Gwanaksan is actually one of the few Seoul-area mountains that is reachable by subway without needing a car, so this is a trail I encourage independent hikers to tackle on their own using this guide. What I will say is that if you want to pair Gwanaksan with a second, less accessible mountain on the same trip — there are several peaks in the Gwanak range and the Anyang area that have no subway access at all — that is where our driver service makes sense. We pick you up at your accommodation in Seoul or Gyeonggi, drop you at trailheads that no bus reaches, and hand you a printed guidebook to follow at your own pace.

For Gwanaksan solo, you do not need us. For everything deeper into the range, you do.

Quick Reference

  • Start point: Sadang Station, Exit 4 (Line 2 / Line 4)
  • Summit elevation: 632m
  • Round-trip distance: approximately 7–9 km depending on route
  • Time: 4–6 hours
  • Toilets: Base only (reliable); two pit toilets mid-mountain (unreliable); SNU-side rest area on traverse
  • Water: Spring at 40 minutes (seasonal); no other source until SNU-side descent
  • Best season: Spring (April–May) and autumn (October–November)
  • Avoid: Summer midday heat on the exposed ridge; icy chains in January–February without microspikes

One Thing I Always Tell First-Timers

The mountain looks small from Sadang Station.
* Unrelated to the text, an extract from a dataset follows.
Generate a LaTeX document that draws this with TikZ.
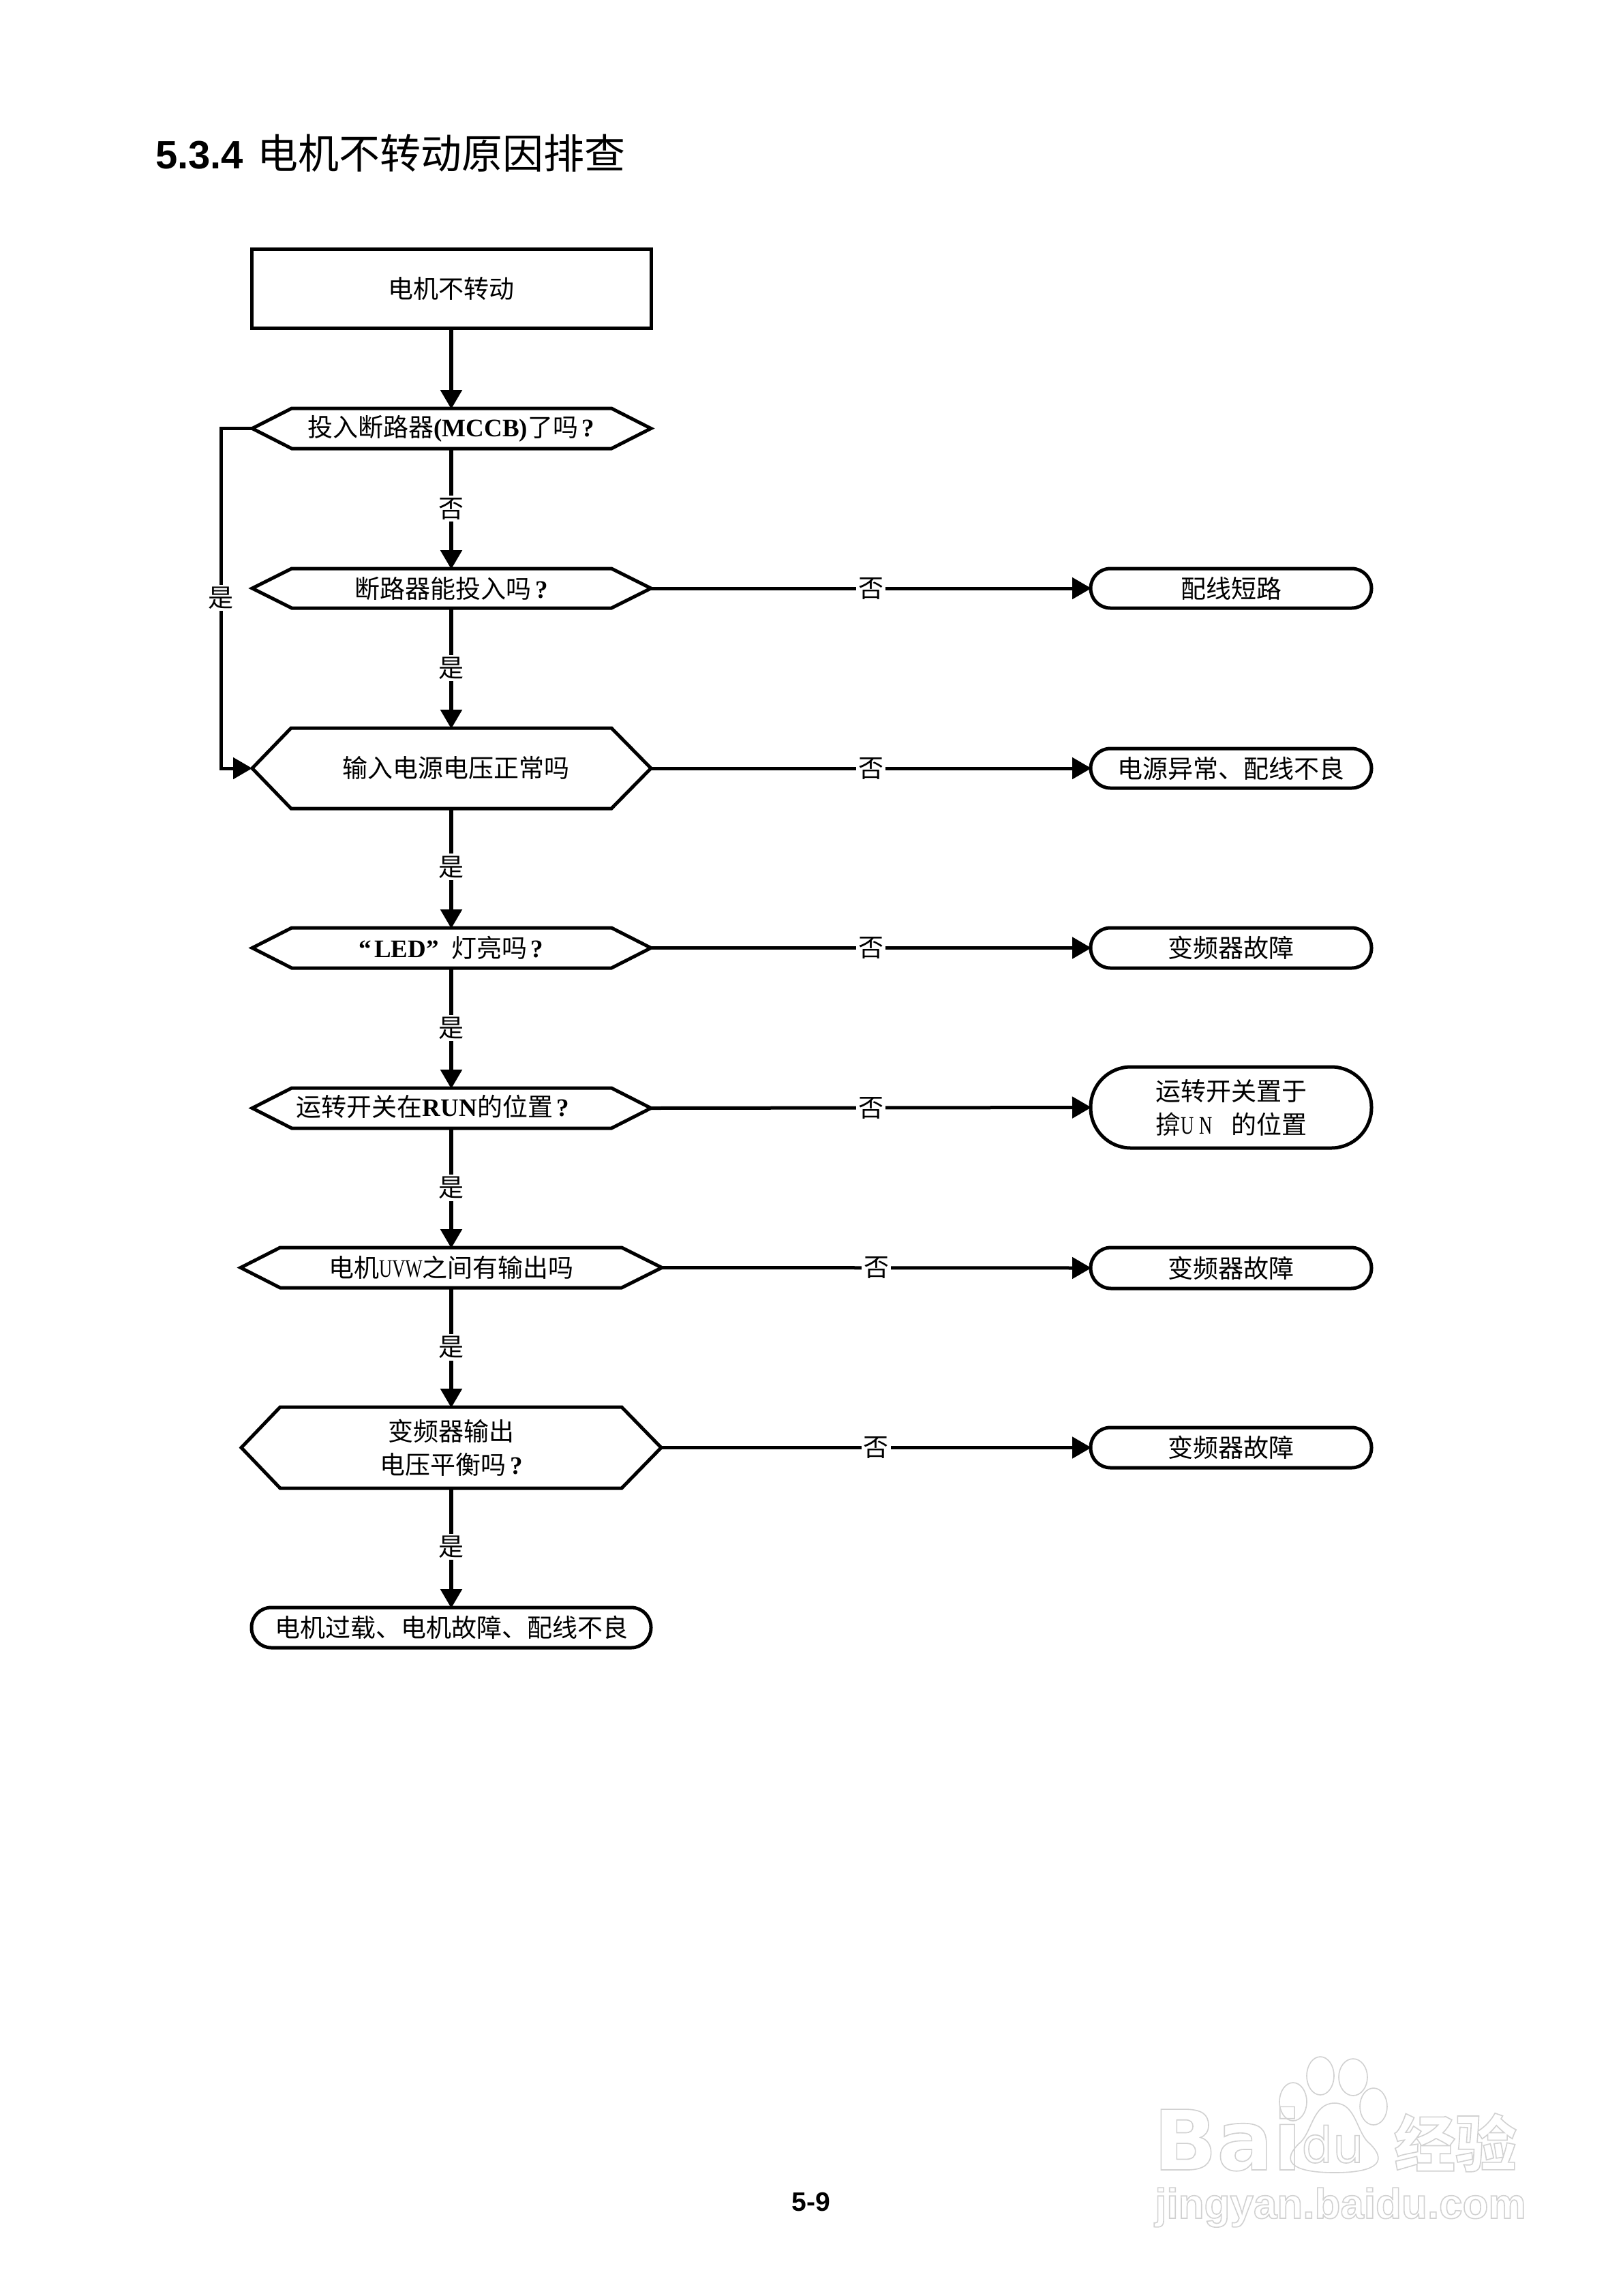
\documentclass[tikz,border=0pt]{standalone}
\usepackage{fontspec}
\usepackage{graphicx}
\setmainfont{Liberation Serif}
\newfontfamily\cjk{Noto Sans CJK SC}
\newfontfamily\hv{Liberation Sans}
\newfontfamily\wm{DejaVu Sans}
\usetikzlibrary{arrows.meta}
\newcommand{\outl}[1]{\special{pdf:code 1 Tr 1.6 w 0.82 G}#1\special{pdf:code 0 Tr 0 G}}
\newcommand{\qm}{\hspace{.15em}{\rmfamily\bfseries ?}}
\newcommand{\nar}[1]{\scalebox{.72}[1]{\rmfamily #1}}
\tikzset{
 x=1pt,y=-1pt,
 line/.style={line width=5pt,draw=black},
 flow/.style={line width=5.5pt,draw=black,-{Triangle[length=28pt,width=31pt]},shorten >=-1pt},
 lab/.style={fill=white,inner sep=3pt,font=\fontsize{37}{37}\selectfont\cjk},
 txt/.style={font=\fontsize{37}{49}\selectfont\cjk,align=center,inner sep=0pt},
}
\newcommand{\hexa}[7]{% name, xl, xi, xj, xr, yt, yb
 \coordinate (#1-w) at (#2,{(#6+#7)/2});
 \coordinate (#1-e) at (#5,{(#6+#7)/2});
 \coordinate (#1-n) at (662,#6);
 \coordinate (#1-s) at (662,#7);
 \coordinate (#1-c) at (662,{(#6+#7)/2});
 \draw[line,line join=miter] (#1-w) -- (#3,#6) -- (#4,#6) -- (#1-e) -- (#4,#7) -- (#3,#7) -- cycle;
}
\newcommand{\pill}[6]{% name, xl, xr, yt, yb, radius
 \draw[line,rounded corners=#6pt] (#2,#4) rectangle (#3,#5);
 \coordinate (#1-w) at (#2,{(#4+#5)/2});
 \coordinate (#1-n) at ({(#2+#3)/2},#4);
 \coordinate (#1-c) at ({(#2+#3)/2},{(#4+#5)/2});
}
\begin{document}
\begin{tikzpicture}
\useasboundingbox (0,0) rectangle (2381,3368);
\fill[white] (0,0) rectangle (2381,3368);

% title and page number
\node[anchor=base west,inner sep=0pt,font=\fontsize{58}{60}\selectfont\hv\bfseries] (title) at (228,247) {5.3.4};
\node[anchor=base west,inner sep=0pt,font=\fontsize{60}{60}\selectfont\cjk] (titlecjk) at (377,247) {电机不转动原因排查};
\node[anchor=center,inner sep=0pt,font=\fontsize{39}{40}\selectfont\hv\bfseries] (page) at (1190,3230) {5-9};

% watermark
\node[anchor=base west,inner sep=0pt,font=\fontsize{122}{122}\selectfont\wm\bfseries] (wm1) at (1692,3183) {\outl{Bai}};
\node[anchor=base,inner sep=0pt,font=\fontsize{72}{72}\selectfont\wm] (wm2) at (1955,3172) {\outl{du}};
\node[anchor=base west,inner sep=0pt,font=\fontsize{90}{90}\selectfont\cjk\bfseries] (wm3) at (2045,3178) {\outl{经验}};
\node[anchor=base west,inner sep=0pt,font=\fontsize{62}{62}\selectfont\hv\bfseries] (wm4) at (1694,3254) {\outl{jingyan.baidu.com}};
\begin{scope}[draw=black!18,line width=1.6pt]
\draw (1897,3083) ellipse (20 and 28);
\draw (1937,3045) ellipse (20 and 28);
\draw (1985,3047) ellipse (21 and 27);
\draw (2015,3090) ellipse (20 and 27);
\draw (1958,3085) .. controls (1925,3085) and (1925,3130) .. (1905,3145) .. controls (1875,3175) and (1905,3187) .. (1958,3187) .. controls (2010,3187) and (2040,3175) .. (2010,3145) .. controls (1990,3130) and (1990,3085) .. (1958,3085) -- cycle;
\end{scope}

% start box
\node[draw,line width=5pt,minimum width=586pt,minimum height=116pt,inner sep=0pt,font=\fontsize{37}{49}\selectfont\cjk] (start) at (662,423.5) {电机不转动};

% decisions
\hexa{d1}{370}{428}{897}{955}{599}{658}
\hexa{d2}{370}{428}{897}{955}{834}{892}
\hexa{d3}{370}{427}{897}{955}{1068}{1186}
\hexa{d4}{370}{428}{897}{955}{1361}{1420}
\hexa{d5}{370}{428}{897}{955}{1596}{1655}
\hexa{d6}{353}{411}{912}{971}{1830}{1889}
\hexa{d7}{354}{411}{912}{970}{2064}{2183}

\node[txt] (t1) at (d1-c) {投入断路器{\rmfamily\bfseries (MCCB)}了吗\qm};
\node[txt] (t2) at (d2-c) {断路器能投入吗\qm};
\node[txt] (t3) at (669,1126) {输入电源电压正常吗};
\node[txt] (t4) at (d4-c) {{\rmfamily\bfseries “\hspace{.1em}LED”\hspace{.5em}}灯亮吗\qm};
\node[txt] (t5) at (635,1623) {运转开关在{\rmfamily\bfseries RUN}的位置\qm};
\node[txt] (t6) at (d6-c) {电机\nar{UVW}之间有输出吗};
\node[txt] (t7) at (d7-c) {变频器输出\\电压平衡吗\qm};

% terminals
\pill{e1}{1600}{2012}{834}{892}{29}
\pill{e2}{1600}{2012}{1098}{1156}{29}
\pill{e3}{1600}{2012}{1361}{1420}{29}
\pill{e4}{1600}{2012}{1565}{1684}{59}
\pill{e5}{1600}{2012}{1830}{1890}{30}
\pill{e6}{1600}{2012}{2094}{2153}{29}
\pill{e7}{369}{955}{2358}{2417}{29}
\node[txt] (r1) at (e1-c) {配线短路};
\node[txt] (r2) at (e2-c) {电源异常、配线不良};
\node[txt] (r3) at (e3-c) {变频器故障};
\node[txt] (r4) at (e4-c) {运转开关置于\\揜\makebox[27pt][l]{\nar{U}}\makebox[47pt][l]{\nar{N}}的位置};
\node[txt] (r5) at (e5-c) {变频器故障};
\node[txt] (r6) at (e6-c) {变频器故障};
\node[txt] (r7) at (e7-c) {电机过载、电机故障、配线不良};

% vertical connectors
\draw[flow] (start.south) -- (d1-n);
\draw[flow] (d1-s) -- node[lab,pos=.5] (l1) {否} (d2-n);
\draw[flow] (d2-s) -- node[lab,pos=.5] (l2) {是} (d3-n);
\draw[flow] (d3-s) -- node[lab,pos=.49] (l3) {是} (d4-n);
\draw[flow] (d4-s) -- node[lab,pos=.5] (l4) {是} (d5-n);
\draw[flow] (d5-s) -- node[lab,pos=.5] (l5) {是} (d6-n);
\draw[flow] (d6-s) -- node[lab,pos=.5] (l6) {是} (d7-n);
\draw[flow] (d7-s) -- node[lab,pos=.49] (l7) {是} (e7-n);

% horizontal connectors
\draw[flow,line width=5pt] (d2-e) -- node[lab,pos=.5] (n1) {否} (e1-w);
\draw[flow,line width=5pt] (d3-e) -- node[lab,pos=.5] (n2) {否} (e2-w);
\draw[flow,line width=5pt] (d4-e) -- node[lab,pos=.5] (n3) {否} (e3-w);
\draw[flow,line width=5pt] (d5-e) -- node[lab,pos=.5] (n4) {否} (e4-w);
\draw[flow,line width=5pt] (d6-e) -- node[lab,pos=.5] (n5) {否} (e5-w);
\draw[flow,line width=5pt] (d7-e) -- node[lab,pos=.5] (n6) {否} (e6-w);

% yes bypass
\coordinate (byT) at (324,628.5);
\coordinate (byB) at (324,1127);
\draw[line,-{Triangle[length=28pt,width=31pt]},line join=miter] (d1-w) -- (byT) -- (byB) -- (d3-w);
\node[lab] (ly) at (324,877) {是};
\end{tikzpicture}
\end{document}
You can see the ridge from the street, and it does not look far. That impression is misleading. The granite section is more physical than it looks from below, the sun on the upper ridge is more intense than Seoul's streets suggest, and the descending knees of tired hikers at 3 p.m. tell a consistent story. Start earlier than you think you need to, carry more water than seems necessary, and use the toilet at the base even if you are in a hurry. Every experienced hiker on this mountain has learned at least one of these lessons the hard way. You do not have to.